↓

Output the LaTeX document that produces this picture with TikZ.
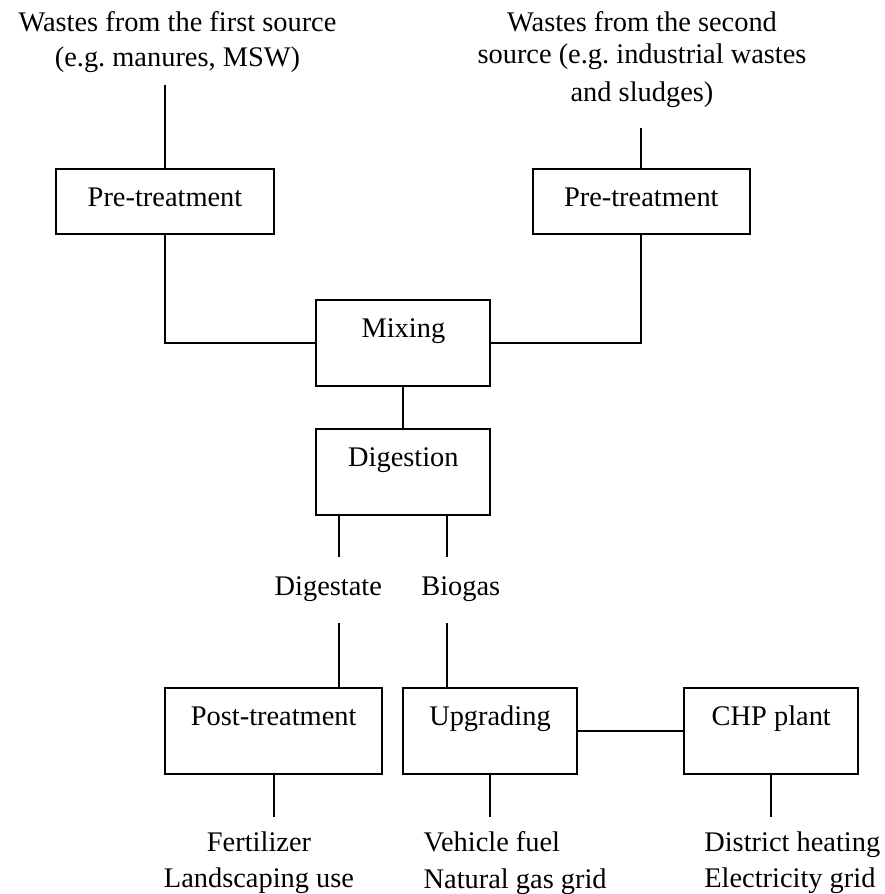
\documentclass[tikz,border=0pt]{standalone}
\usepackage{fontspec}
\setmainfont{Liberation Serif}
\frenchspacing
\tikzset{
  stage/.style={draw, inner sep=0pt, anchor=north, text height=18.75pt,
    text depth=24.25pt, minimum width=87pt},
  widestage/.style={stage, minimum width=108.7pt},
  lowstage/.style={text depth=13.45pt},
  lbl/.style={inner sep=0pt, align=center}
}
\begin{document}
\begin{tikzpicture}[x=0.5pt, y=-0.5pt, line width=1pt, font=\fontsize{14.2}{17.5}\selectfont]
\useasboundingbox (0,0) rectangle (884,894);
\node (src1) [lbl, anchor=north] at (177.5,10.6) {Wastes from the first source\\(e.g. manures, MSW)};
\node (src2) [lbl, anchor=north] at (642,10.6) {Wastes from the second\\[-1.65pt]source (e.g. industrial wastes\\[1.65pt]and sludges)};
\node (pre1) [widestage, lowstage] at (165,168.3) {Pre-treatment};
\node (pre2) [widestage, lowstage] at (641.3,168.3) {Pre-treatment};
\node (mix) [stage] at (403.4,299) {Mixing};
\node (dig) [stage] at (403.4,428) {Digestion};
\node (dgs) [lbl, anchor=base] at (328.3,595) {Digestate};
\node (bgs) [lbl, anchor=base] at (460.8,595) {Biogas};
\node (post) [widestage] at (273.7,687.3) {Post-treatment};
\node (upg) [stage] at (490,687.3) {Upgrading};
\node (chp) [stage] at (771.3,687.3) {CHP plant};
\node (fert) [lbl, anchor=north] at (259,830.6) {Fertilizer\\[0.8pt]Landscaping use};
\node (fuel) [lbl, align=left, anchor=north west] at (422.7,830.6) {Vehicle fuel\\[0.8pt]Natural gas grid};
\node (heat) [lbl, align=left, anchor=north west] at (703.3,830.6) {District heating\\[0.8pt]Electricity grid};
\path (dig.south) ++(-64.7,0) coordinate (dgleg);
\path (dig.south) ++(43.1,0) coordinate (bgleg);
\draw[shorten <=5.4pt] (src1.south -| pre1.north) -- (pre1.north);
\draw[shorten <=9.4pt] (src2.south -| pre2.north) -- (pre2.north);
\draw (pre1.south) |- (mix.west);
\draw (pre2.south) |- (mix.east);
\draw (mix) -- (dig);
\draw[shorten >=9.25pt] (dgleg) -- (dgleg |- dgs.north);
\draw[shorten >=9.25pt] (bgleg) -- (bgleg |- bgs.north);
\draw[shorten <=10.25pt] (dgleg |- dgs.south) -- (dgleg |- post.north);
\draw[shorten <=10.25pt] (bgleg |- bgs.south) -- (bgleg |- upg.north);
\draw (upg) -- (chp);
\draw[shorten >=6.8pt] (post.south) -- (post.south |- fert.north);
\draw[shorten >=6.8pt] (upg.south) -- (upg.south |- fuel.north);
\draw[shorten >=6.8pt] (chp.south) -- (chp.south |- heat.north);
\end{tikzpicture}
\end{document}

↑

* [Exercise directions]:
Reproduce all of the data exactly; the pictures do not belong in the copy.

* [Task output]:
Output the LaTeX document that produces this picture with TikZ.
\documentclass[tikz,border=0pt]{standalone}
\usepackage{fontspec}
\setmainfont{Liberation Serif}
\frenchspacing
\tikzset{
  stage/.style={draw, inner sep=0pt, anchor=north, text height=18.75pt,
    text depth=24.25pt, minimum width=87pt},
  widestage/.style={stage, minimum width=108.7pt},
  lowstage/.style={text depth=13.45pt},
  lbl/.style={inner sep=0pt, align=center}
}
\begin{document}
\begin{tikzpicture}[x=0.5pt, y=-0.5pt, line width=1pt, font=\fontsize{14.2}{17.5}\selectfont]
\useasboundingbox (0,0) rectangle (884,894);
\node (src1) [lbl, anchor=north] at (177.5,10.6) {Wastes from the first source\\(e.g. manures, MSW)};
\node (src2) [lbl, anchor=north] at (642,10.6) {Wastes from the second\\[-1.65pt]source (e.g. industrial wastes\\[1.65pt]and sludges)};
\node (pre1) [widestage, lowstage] at (165,168.3) {Pre-treatment};
\node (pre2) [widestage, lowstage] at (641.3,168.3) {Pre-treatment};
\node (mix) [stage] at (403.4,299) {Mixing};
\node (dig) [stage] at (403.4,428) {Digestion};
\node (dgs) [lbl, anchor=base] at (328.3,595) {Digestate};
\node (bgs) [lbl, anchor=base] at (460.8,595) {Biogas};
\node (post) [widestage] at (273.7,687.3) {Post-treatment};
\node (upg) [stage] at (490,687.3) {Upgrading};
\node (chp) [stage] at (771.3,687.3) {CHP plant};
\node (fert) [lbl, anchor=north] at (259,830.6) {Fertilizer\\[0.8pt]Landscaping use};
\node (fuel) [lbl, align=left, anchor=north west] at (422.7,830.6) {Vehicle fuel\\[0.8pt]Natural gas grid};
\node (heat) [lbl, align=left, anchor=north west] at (703.3,830.6) {District heating\\[0.8pt]Electricity grid};
\path (dig.south) ++(-64.7,0) coordinate (dgleg);
\path (dig.south) ++(43.1,0) coordinate (bgleg);
\draw[shorten <=5.4pt] (src1.south -| pre1.north) -- (pre1.north);
\draw[shorten <=9.4pt] (src2.south -| pre2.north) -- (pre2.north);
\draw (pre1.south) |- (mix.west);
\draw (pre2.south) |- (mix.east);
\draw (mix) -- (dig);
\draw[shorten >=9.25pt] (dgleg) -- (dgleg |- dgs.north);
\draw[shorten >=9.25pt] (bgleg) -- (bgleg |- bgs.north);
\draw[shorten <=10.25pt] (dgleg |- dgs.south) -- (dgleg |- post.north);
\draw[shorten <=10.25pt] (bgleg |- bgs.south) -- (bgleg |- upg.north);
\draw (upg) -- (chp);
\draw[shorten >=6.8pt] (post.south) -- (post.south |- fert.north);
\draw[shorten >=6.8pt] (upg.south) -- (upg.south |- fuel.north);
\draw[shorten >=6.8pt] (chp.south) -- (chp.south |- heat.north);
\end{tikzpicture}
\end{document}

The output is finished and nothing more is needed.